New Jersey Governor Chris Christie will join an already crowded field when he officially declares his candidacy for the 2016 Republican presidential nomination Tuesday at his high school alma mater in the town of Livingston.
Christie was first elected in 2009 in the predominantly Democratic state, and quickly gained national attention for his blunt, often combative interactions with residents and reporters in town hall meetings and press events. He was overwhelmingly re-elected in 2013, and was widely considered to be a leading contender for the 2016 presidential race.
But Christie's political fortunes have plummeted ever since the revelation of the so-called "Bridgegate" scandal, when three of his aides ordered the partial shutdown of a busy bridge in retaliation against a local mayor who refused to support Christie's re-election bid.
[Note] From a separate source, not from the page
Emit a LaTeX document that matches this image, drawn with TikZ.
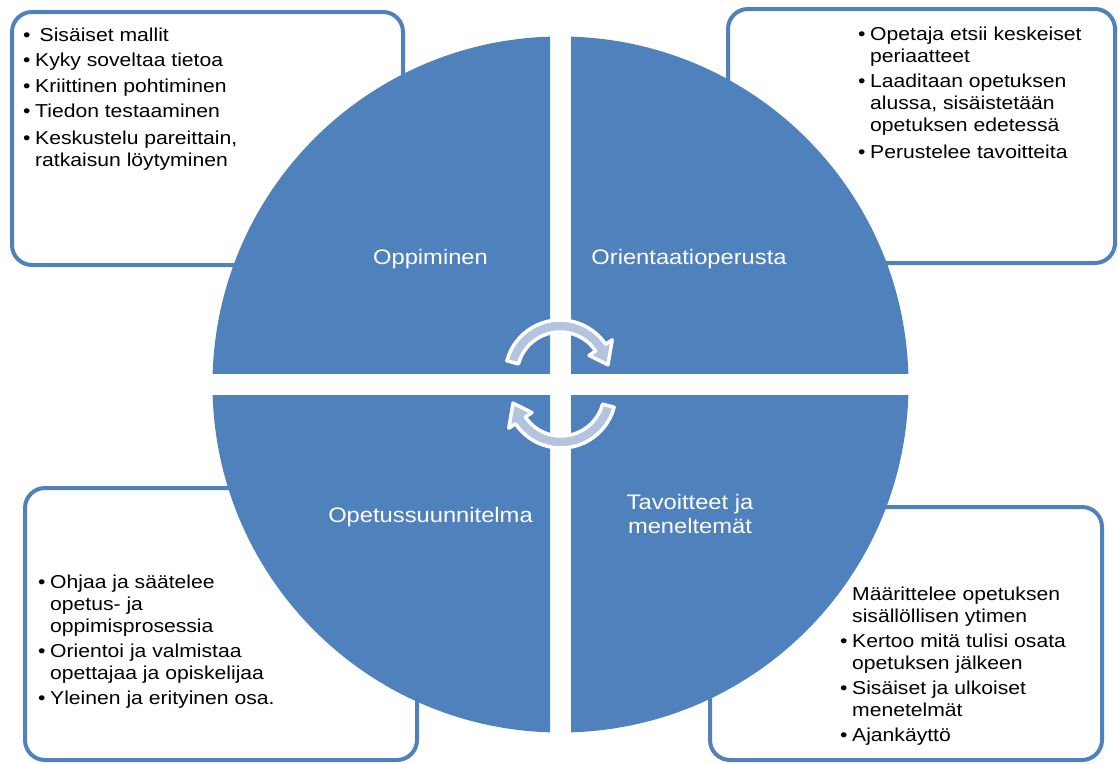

His approval numbers in New Jersey have plummeted, and potential big-money donors for his White House campaign have been scared off by the scandal.
Christie is the 14th candidate to enter the Republican presidential race, going against the likes of former Florida Governor Jeb Bush, billionaire mogul Donald Trump, U.S. senators Marco Rubio, Rand Paul and Ted Cruz, and Louisiana Governor Bobby Jindal, who announced his candidacy last week.
Two other sitting governors, Ohio's John Kasich and Scott Walker of Wisconsin, are expected to formally announce their White House bids in the coming weeks.